Monday, 3 February 2014

The Clothing Issue

I've always been an advocate for men and women wearing whatever they wish to wear without shame and judgement. Who am I to care whether you cover up entirely or don't cover up at all? It's not like clothes really matter at the end of the day. They're eventually going to break and wear away like everything else.

Yet people can be motivated to do wonderful or awful things provoked merely by what they or someone else is wearing. There are still people out there who think that a woman deserves to get raped and sexual assaulted because of what she is wearing. "She deserved it - she was showing clevage." "She shouldn't have been wearing that mini skirt or he might not have attacked her." There are people who'll shame others merely for what they are wearing.

Case in point: I went to London on Sunday. I was just going out to meet an old friend of mine and go to an event for the afternoon. I decided I was going to wear something a bit daring. Why? Because I could. Because I own the item of clothing and...oh yeah...because I CAN. Because I want to be able to wear what I want when I want to. I want to feel comfortable in my own skin. Apparently that wasn't acceptable on the train over to London from High Wycombe. This is how the interaction went. Bear in mind I am wearing this... (with a huge leather jacket on)

Yes, I like corsets. This one happens to be a bit big...

Woman: Do you think you're being appropriate wearing that?
Me: Yeah I am.
Woman: Well you're advertising sex.
Me: I'm just wearing an outfit.
(Woman shows her daughter who looks like she's in her early twenties)
Woman: (Outraged.) This is my daughter.
Me: She seems lovely. What's your point?
Woman: It's wrong to parade yourself like that and present a bad example for women like her.
Me: Actually I'm showing you can wear whatever you like and it's totally fine. If anyone is showing a bad example it's you for shaming women.
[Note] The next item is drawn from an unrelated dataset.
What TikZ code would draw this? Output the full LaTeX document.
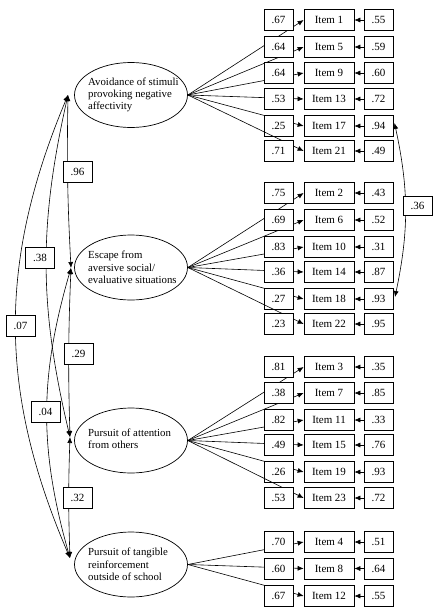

A while passes where nothing is said. I go back to listening to music. The woman and a gentleman with her scowled thinking I couldn't tell but I'm not too bothered. I'm more focused on getting to the meeting point to find my friend. As I was about to get off the train, the man came up to me and tapped me on the shoulder.  I took my headphones off and this occured:

Man: (Sarcastically) I bet your mother is proud of you.
Me: She is, actually. She'd be proud of me if she could see me now.
Man: What is she - a prostitute?
Me: A published author so I'd show a bit more respect if I were you.

At that point, I was on the platform at London Marylebone. I promptly put my headphones back on and walked away, not wishing to engage with them anymore. I wasn't in the mood anymore and I felt like if I had to keep going I was going to descend into yelling at these ignorant people. I've spent a long time trying to control the anger I feel over the traumas I've gone through. I'm still trying to keep a tab on the emotions I've felt in the aftermath of everything. I am not perfect at that.

However, something else happened. I felt motivated and inspired to keep going. Keep on raising awareness no matter how little I help. Keep on raising money through my JustGiving page and other ways. Keep on surviving, living and doing the things I wish to do for myself. The fact I went out in a corset alone means I've made some progress considering I was in a place 3 1/2 years ago where anything I wore that wasn't baggy risked causing anxiety attacks.

Moral of the story: Wear what you want to wear. Someone is always going to have a problem. It's not you, it's them :-)

Lots of love and solidarity <3 


  1. Those people sound like douchenozzles. What an awful example to set for your daughter; I hope she isn't a bully like them.

    Nat x

  2. Damn, some people just can't keep their mouths shut can they?